# Conectar motor de paso a paso marca Vexta



## Luisito (Ene 26, 2006)

Qué tal:
tengo un motor p.a.p. marca Vexta modelo C6072-9212, el cual en el trasero dice 2 fases, 5 v 1,4 A. la R de cada fase es de 7,1 ohms. mi problema es el siguiente: yo necesito usarlo como unipolar, pues así es la excitación del circuito donde debo conectarlo. como el motor tiene un punto medio en ambos devanados, o sea, salen 6 cables en total, seríasn 4 fases c/u de 3,55 ohms, creo que puedo conectarlo como unipolar, pero no sé que tensión aplicarle a c/u de estas 4 fases ni que corriente, pues estuve mirando en internet unas hojas de datos de otros motores p.a.p. de 6 cables donde ví que cuando se les cambia la excitación de bipolar a unipolar (pues los motores así lo admiten) la V no se reduce a la mitad y la I no se incrementa el doble, como yo suponía por ley de Ohm.

si alguien me pudiera ayudar, le estaré muy agradecido.

saludos: luis


----------



## David Yanez (Ene 28, 2006)

Hola buen dia, estoy animado en la movidsa de los carros rc, quiero saber como construir uno, q se requiere, o si saben de algun manual o instructivo, por internet, o e-mule os agradezco buestra ayuda. Suerte y exito

ATT: David Yanez -- Venezuela


----------



## bgcop (May 6, 2007)

luis quisiera saber si ya sabes algo mas de esos motores el que tengo yo es un c6429-9212-c1 de 8 hilos y quisiera saber datois sobre ese motor si tuvieras información te lo agradeceria.


----------



## heli (May 7, 2007)

Con esos códigos no es posible encontrar información. El código C6xxx-xxxx es el que manda marcar HP para los motores que encarga para sus impesoras. 
Intenta buscar otro código en el motor, que no sea el C6xxx-xxxx. Generalmente los motores de HP son Minebea de las séries PM35 o PM42. Lo mejor es tomar las dimensiones del motor y compararlo con los datos del catálogo de Minebea. Con eso se obtiene una aproximación de potencia, par, velocidad etc. De los datos eléctricos lo único que se puede hacer es medir las bobinas y echarle imaginación...


----------



## pepepuerto (May 7, 2007)

Hola ,mando esta pagina, espero que os ayude ,suerte y saludos
http://perso.wanadoo.es/luis_ju/ebasica2/mpp_01.html
http://www.monografias.com/trabajos17/motor-paso-a-paso/motor-paso-a-paso.shtml


----------



## zmok (May 12, 2007)

sobre los carros RC .. bueno no entendi bien que necesitas .. pero pues lo primero es tener una estructura .. el cual puedas controlar ... ya sea con motores de cd ... paso a paso ... servomotores ...etc ... 
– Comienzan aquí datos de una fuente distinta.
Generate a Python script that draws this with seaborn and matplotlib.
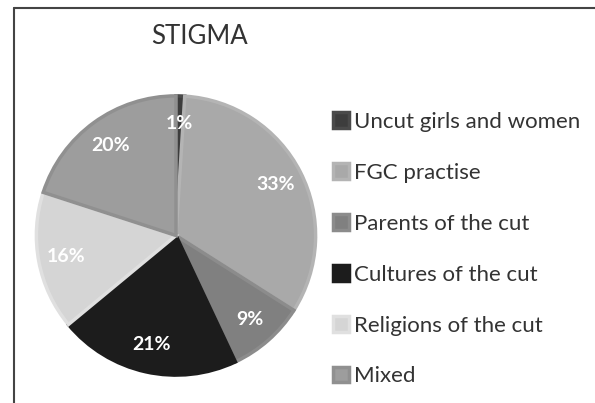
import numpy as np
import matplotlib.pyplot as plt
import seaborn as sns
from matplotlib.lines import Line2D

# data, clockwise from 12 o'clock
labels = ["Uncut girls and women", "FGC practise", "Parents of the cut",
          "Cultures of the cut", "Religions of the cut", "Mixed"]
shares = [1, 33, 9, 21, 16, 20]

colors = ["#3d3d3d", "#a9a9a9", "#808080", "#1c1c1c", "#d5d5d5", "#9d9d9d"]
edges = ["#4a4a4a", "#b4b4b4", "#8c8c8c", "#1c1c1c", "#e0e0e0", "#909090"]

sns.set_theme(style="white")
plt.rcParams["font.family"] = ["Lato", "DejaVu Sans"]

fig = plt.figure(figsize=(5.95, 4.03), dpi=100)
W, H = 595, 403

# pie axes sized in pixels
px, py, pw, ph = 35, 94, 282, 283
ax = fig.add_axes([px / W, 1 - (py + ph) / H, pw / W, ph / H])

wedges, texts, autotexts = ax.pie(
    shares, colors=colors, startangle=90, counterclock=False,
    autopct=lambda p: f"{p:.0f}%", pctdistance=0.8,
    wedgeprops=dict(linewidth=2.5),
    textprops=dict(color="white", fontsize=14, fontweight="bold"))
for w, e in zip(wedges, edges):
    w.set_edgecolor(e)
ax.set_xlim(-1.01, 1.01)
ax.set_ylim(-1.01, 1.01)
ax.set_aspect("equal")
ax.axis("off")

# title
fig.text(199 / W, 1 - 36 / H, "STIGMA", ha="center", va="center",
         fontsize=18.5, color="#333333")

# legend
fig.legend(wedges, labels, loc="upper left",
           bbox_to_anchor=(333 / W, 1 - 112 / H),
           frameon=False, fontsize=16, labelcolor="#333333",
           handlelength=0.7, handleheight=0.7, handletextpad=0.25,
           labelspacing=1.39, borderpad=0, borderaxespad=0)

# outer frame (top and left edges only)
fig.add_artist(Line2D([14 / W, 1], [1 - 8 / H, 1 - 8 / H],
                      transform=fig.transFigure, color="#444444", lw=1.5))
fig.add_artist(Line2D([14 / W, 14 / W], [0, 1 - 8 / H],
                      transform=fig.transFigure, color="#444444", lw=1.5))

fig.savefig("out.png", dpi=100)
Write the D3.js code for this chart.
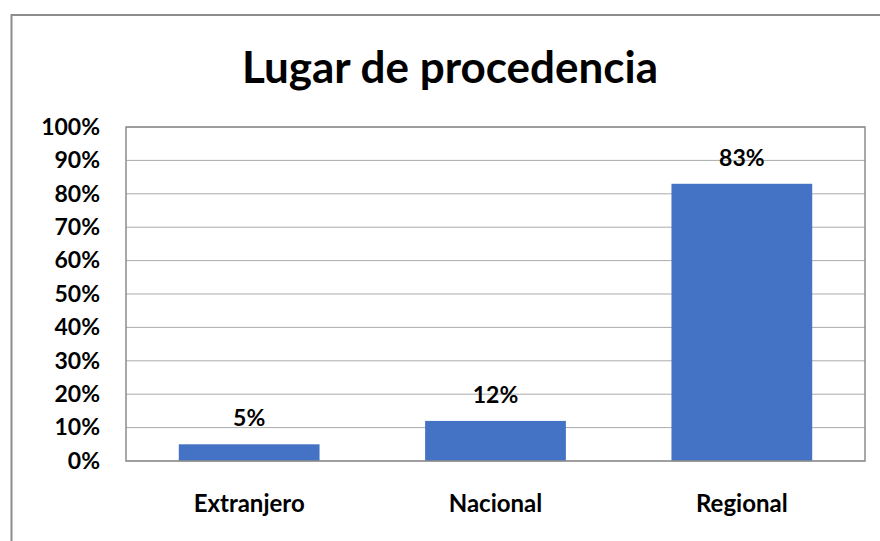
<!DOCTYPE html>
<html><head><meta charset="utf-8">
<script src="https://cdn.jsdelivr.net/npm/d3@7"></script>
<style>body{margin:0;background:#fff}svg{display:block}text{font-family:Lato,"Open Sans",sans-serif;font-weight:bold;fill:#000}</style>
</head><body>
<svg id="c" width="880" height="541"></svg>
<script>
const title = "Lugar de procedencia";
const categories = ["Extranjero","Nacional","Regional"];
const values = [0.05, 0.12, 0.83];
const labels = ["5%","12%","83%"];
const yTicks = [0,0.1,0.2,0.3,0.4,0.5,0.6,0.7,0.8,0.9,1.0];

const svg = d3.select("#c");
svg.append("rect").attr("x",11.5).attr("y",15).attr("width",900).attr("height",600)
  .attr("fill","#fff").attr("stroke","#8c8c8c").attr("stroke-width",2);

const L=126, R=865, T=127, B=461;
const x = d3.scaleBand().domain(categories).range([L,R]).paddingInner(0.4286).paddingOuter(0.2143);
const y = d3.scaleLinear().domain([0,1]).range([B,T]);

svg.append("text").attr("x",450).attr("y",83).attr("text-anchor","middle")
  .style("font-size","44px").text(title);

svg.append("g").selectAll("line").data(yTicks).join("line")
  .attr("x1",L).attr("x2",R).attr("y1",d=>y(d)).attr("y2",d=>y(d))
  .attr("stroke","#ababab").attr("stroke-width",1);

svg.append("g").selectAll("rect").data(values).join("rect")
  .attr("x",(d,i)=>x(categories[i])).attr("width",x.bandwidth())
  .attr("y",d=>y(d)).attr("height",d=>B-y(d)).attr("fill","#4472C4");

svg.append("rect").attr("x",L).attr("y",T).attr("width",R-L).attr("height",B-T)
  .attr("fill","none").attr("stroke","#8c8c8c").attr("stroke-width",1.5);

const yAxis = d3.axisLeft(y).tickValues(yTicks).tickFormat(d3.format(".0%")).tickSize(0).tickPadding(26);
const gy = svg.append("g").attr("transform",`translate(${L},0)`).call(yAxis);
gy.select(".domain").remove();
gy.selectAll("text").style("font-size","23px").style("font-family","Lato, 'Open Sans', sans-serif").attr("fill","#000");

const xAxis = d3.axisBottom(x).tickSize(0).tickPadding(34);
const gx = svg.append("g").attr("transform",`translate(0,${B})`).call(xAxis);
gx.select(".domain").remove();
gx.selectAll("text").style("font-size","24px").style("font-family","Lato, 'Open Sans', sans-serif").attr("fill","#000");

svg.append("g").selectAll("text").data(values).join("text")
  .attr("x",(d,i)=>x(categories[i])+x.bandwidth()/2).attr("y",d=>y(d)-18)
  .attr("text-anchor","middle").style("font-size","23px").text((d,i)=>labels[i]);
</script>
</body></html>
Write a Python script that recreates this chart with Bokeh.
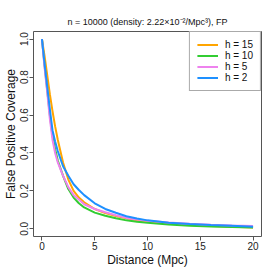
from bokeh.plotting import figure
from bokeh.models import Range1d, Legend, LegendItem
from bokeh.embed import file_html
from bokeh.resources import INLINE

# Data
distance = [0, 0.25, 0.5, 0.75, 1, 1.25, 1.5, 2, 2.5, 3, 3.5, 4, 5, 6, 7, 8, 9, 10, 12, 14, 16, 18, 20]
fp_h15 = [1.0, 0.91, 0.81, 0.71, 0.62, 0.54, 0.47, 0.35, 0.26, 0.20, 0.165, 0.14, 0.105, 0.083, 0.068, 0.056, 0.046, 0.039, 0.028, 0.020, 0.015, 0.011, 0.008]
fp_h10 = [1.0, 0.86, 0.73, 0.60, 0.49, 0.42, 0.36, 0.28, 0.21, 0.165, 0.135, 0.113, 0.086, 0.069, 0.056, 0.045, 0.038, 0.032, 0.023, 0.017, 0.013, 0.010, 0.007]
fp_h5 = [1.0, 0.85, 0.72, 0.58, 0.47, 0.40, 0.35, 0.28, 0.22, 0.178, 0.155, 0.13, 0.105, 0.088, 0.072, 0.058, 0.050, 0.043, 0.034, 0.027, 0.022, 0.018, 0.015]
fp_h2 = [1.0, 0.87, 0.75, 0.63, 0.52, 0.46, 0.41, 0.33, 0.28, 0.235, 0.205, 0.178, 0.135, 0.105, 0.085, 0.067, 0.055, 0.045, 0.033, 0.026, 0.020, 0.016, 0.012]
labels = ["h = 15", "h = 10", "h = 5", "h = 2"]
colors = ["#FFA500", "#32CD32", "#EE82EE", "#1E90FF"]
x_ticks = [0, 5, 10, 15, 20]
y_ticks = [0.0, 0.2, 0.4, 0.6, 0.8, 1.0]

FONT = "Liberation Sans"
GRAY = "#555555"

p = figure(width=269, height=269, output_backend="svg", toolbar_location=None,
           x_range=Range1d(-0.8, 20.8), y_range=Range1d(-0.04, 1.04),
           min_border_left=32, min_border_right=8, min_border_top=31, min_border_bottom=33,
           title="n = 10000 (density: 2.22\u00d710\u207b\u00b2/Mpc\u00b3), FP")

p.title.text_font = FONT
p.title.text_font_size = "9px"
p.title.text_font_style = "normal"
p.title.align = "center"
p.title.text_color = "#111111"
p.title.standoff = 9

p.xgrid.visible = False
p.ygrid.visible = False
p.outline_line_color = GRAY
p.outline_line_width = 1
p.background_fill_color = "white"
p.border_fill_color = "white"

for ax in (p.xaxis[0], p.yaxis[0]):
    ax.axis_line_color = None
    ax.major_tick_line_color = GRAY
    ax.major_tick_out = 4
    ax.major_tick_in = 0
    ax.minor_tick_line_color = None
    ax.major_label_text_font = FONT
    ax.major_label_text_font_size = "10px"
    ax.major_label_text_color = "#222222"
    ax.major_label_standoff = 1
    ax.axis_label_text_font = FONT
    ax.axis_label_text_font_size = "12px"
    ax.axis_label_text_font_style = "normal"
    ax.axis_label_text_color = "#111111"
    ax.axis_label_standoff = 0

p.xaxis.ticker = x_ticks
p.yaxis.ticker = y_ticks
p.yaxis.major_label_overrides = {v: f"{v:.1f}" for v in y_ticks}
p.yaxis.major_label_orientation = "vertical"
p.xaxis.axis_label = "Distance (Mpc)"
p.yaxis.axis_label = "False Positive Coverage"

series = [fp_h15, fp_h10, fp_h5, fp_h2]
renderers = []
for ys, c in zip(series, colors):
    r = p.line(distance, ys, line_color=c, line_width=2)
    renderers.append(r)

legend = Legend(items=[LegendItem(label=l, renderers=[r]) for l, r in zip(labels, renderers)],
                location="top_right", margin=0, padding=7, spacing=0,
                label_height=11, glyph_height=11, glyph_width=21, label_standoff=7,
                label_text_font=FONT, label_text_font_size="10px", label_text_color="#111111",
                border_line_color=GRAY, border_line_width=1, background_fill_alpha=1)
p.add_layout(legend, "center")

open("out.html", "w").write(file_html(p, INLINE))
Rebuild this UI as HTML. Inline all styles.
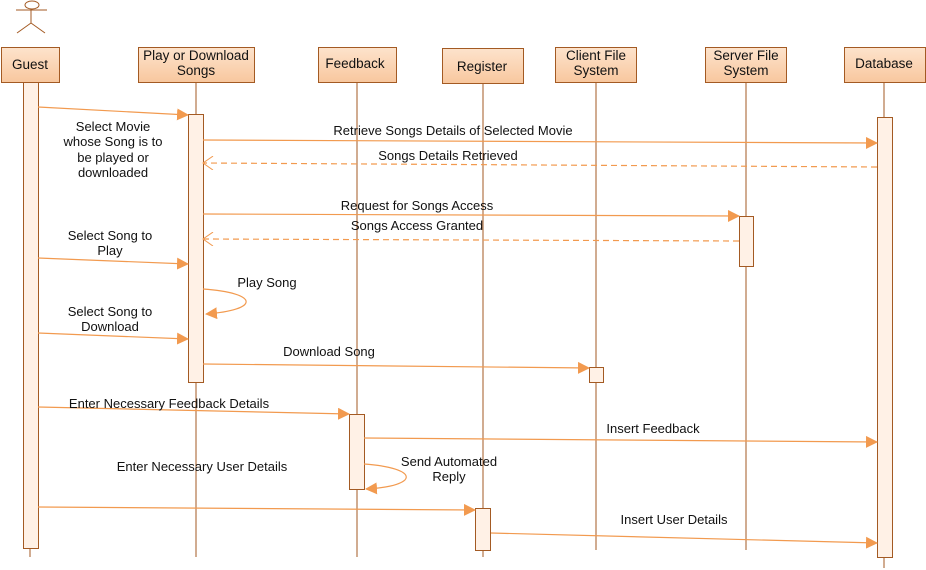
<!DOCTYPE html>
<html><head><meta charset="utf-8"><style>
html,body{margin:0;padding:0;background:#fff;}
svg{display:block;font-family:"Liberation Sans",sans-serif;}
</style></head><body>
<svg width="926" height="570" viewBox="0 0 926 570" xmlns="http://www.w3.org/2000/svg">
<defs>
<linearGradient id="g" x1="0" y1="0" x2="0" y2="1"><stop offset="0" stop-color="#fde3cc"/><stop offset="1" stop-color="#f8c79e"/></linearGradient>
<marker id="f" markerWidth="12" markerHeight="12" refX="11" refY="6" orient="auto" markerUnits="userSpaceOnUse"><path d="M0,0 L12,6 L0,12 Z" fill="#f29a4f"/></marker>
<marker id="o" markerWidth="12" markerHeight="14" refX="11" refY="7" orient="auto" markerUnits="userSpaceOnUse"><path d="M1,0 L11,7 L1,14" fill="none" stroke="#f29a4f" stroke-width="1"/></marker>
</defs>
<g stroke="#a35a23" stroke-width="1" fill="none">
<line x1="30" y1="82" x2="30" y2="557"/><line x1="196" y1="82" x2="196" y2="557"/><line x1="357" y1="82" x2="357" y2="557"/><line x1="483" y1="84" x2="483" y2="557"/><line x1="596" y1="82" x2="596" y2="550"/><line x1="746" y1="82" x2="746" y2="550"/><line x1="884" y1="82" x2="884" y2="568"/>
<ellipse cx="32" cy="5" rx="7" ry="4" /><line x1="31" y1="9" x2="31" y2="23"/><line x1="16" y1="10" x2="47" y2="10"/><line x1="31" y1="23" x2="17" y2="33"/><line x1="31" y1="23" x2="45" y2="33"/>
</g>
<g stroke="#a35a23" fill="url(#g)">
<rect x="1.5" y="47.5" width="58" height="35"/><rect x="138.5" y="47.5" width="116" height="35"/><rect x="318.5" y="47.5" width="78" height="35"/><rect x="442.5" y="48.5" width="81" height="35"/><rect x="555.5" y="47.5" width="81" height="35"/><rect x="705.5" y="47.5" width="81" height="35"/><rect x="844.5" y="47.5" width="81" height="35"/>
</g>
<g stroke="#a35a23" fill="#fff1e6">
<rect x="23.5" y="82.5" width="15" height="466"/><rect x="188.5" y="114.5" width="15" height="268"/><rect x="349.5" y="414.5" width="15" height="75"/><rect x="475.5" y="508.5" width="15" height="42"/><rect x="589.5" y="367.5" width="14" height="15"/><rect x="739.5" y="216.5" width="14" height="50"/><rect x="877.5" y="117.5" width="15" height="440"/>
</g>
<g font-size="13.5" fill="#111" text-anchor="middle">
<text x="30" y="69">Guest</text><text x="196" y="60">Play or Download</text><text x="196" y="75">Songs</text><text x="355" y="68">Feedback</text><text x="482" y="71">Register</text><text x="596" y="60">Client File</text><text x="596" y="75">System</text><text x="746" y="60">Server File</text><text x="746" y="75">System</text><text x="884" y="68">Database</text>
</g>
<g stroke="#f29a4f" stroke-width="1.2" fill="none">
<line x1="38" y1="107" x2="188" y2="115" marker-end="url(#f)"/>
<line x1="203" y1="140" x2="877" y2="143" marker-end="url(#f)"/>
<line x1="877" y1="167" x2="203" y2="163" stroke-dasharray="6,4" marker-end="url(#o)"/>
<line x1="203" y1="214" x2="739" y2="216" marker-end="url(#f)"/>
<line x1="739" y1="241" x2="203" y2="239" stroke-dasharray="6,4" marker-end="url(#o)"/>
<line x1="38" y1="258" x2="188" y2="264" marker-end="url(#f)"/>
<path d="M203,289 C260,293 260,310 206,314" marker-end="url(#f)"/>
<line x1="38" y1="333" x2="188" y2="339" marker-end="url(#f)"/>
<line x1="203" y1="364" x2="589" y2="368" marker-end="url(#f)"/>
<line x1="38" y1="407" x2="349" y2="414" marker-end="url(#f)"/>
<line x1="364" y1="438" x2="877" y2="442" marker-end="url(#f)"/>
<path d="M364,464 C420,468 420,486 366,489" marker-end="url(#f)"/>
<line x1="38" y1="507" x2="475" y2="510" marker-end="url(#f)"/>
<line x1="491" y1="533" x2="877" y2="543" marker-end="url(#f)"/>
</g>
<g font-size="13" fill="#111" text-anchor="middle">
<text x="113" y="131">Select Movie</text><text x="113" y="146">whose Song is to</text><text x="113" y="162">be played or</text><text x="113" y="177">downloaded</text>
<text x="453" y="135">Retrieve Songs Details of Selected Movie</text>
<text x="448" y="160">Songs Details Retrieved</text>
<text x="417" y="210">Request for Songs Access</text>
<text x="417" y="230">Songs Access Granted</text>
<text x="110" y="240">Select Song to</text><text x="110" y="255">Play</text>
<text x="267" y="287">Play Song</text>
<text x="110" y="316">Select Song to</text><text x="110" y="331">Download</text>
<text x="329" y="356">Download Song</text>
<text x="169" y="408">Enter Necessary Feedback Details</text>
<text x="653" y="433">Insert Feedback</text>
<text x="202" y="471">Enter Necessary User Details</text>
<text x="449" y="466">Send Automated</text><text x="449" y="481">Reply</text>
<text x="674" y="524">Insert User Details</text>
</g>
</svg>
</body></html>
tu etapa de control la puedes realizar con microcontrolador ... elige el que tenga los puertos necesarios para controlar tu etapa mecanica

para la comunicacion de radiofrecuencia te recomiendo los modulos TX, RX ...
TWS ..para transmision y RWS para recepcion .... con sus respectivos modulos ...HT12E (encoder) y HT12D(decoder) ... busca el datasheet de ellos y te daras una idea ..

espero haberte ayudado .. si no hazme saber tus dudas ...


----------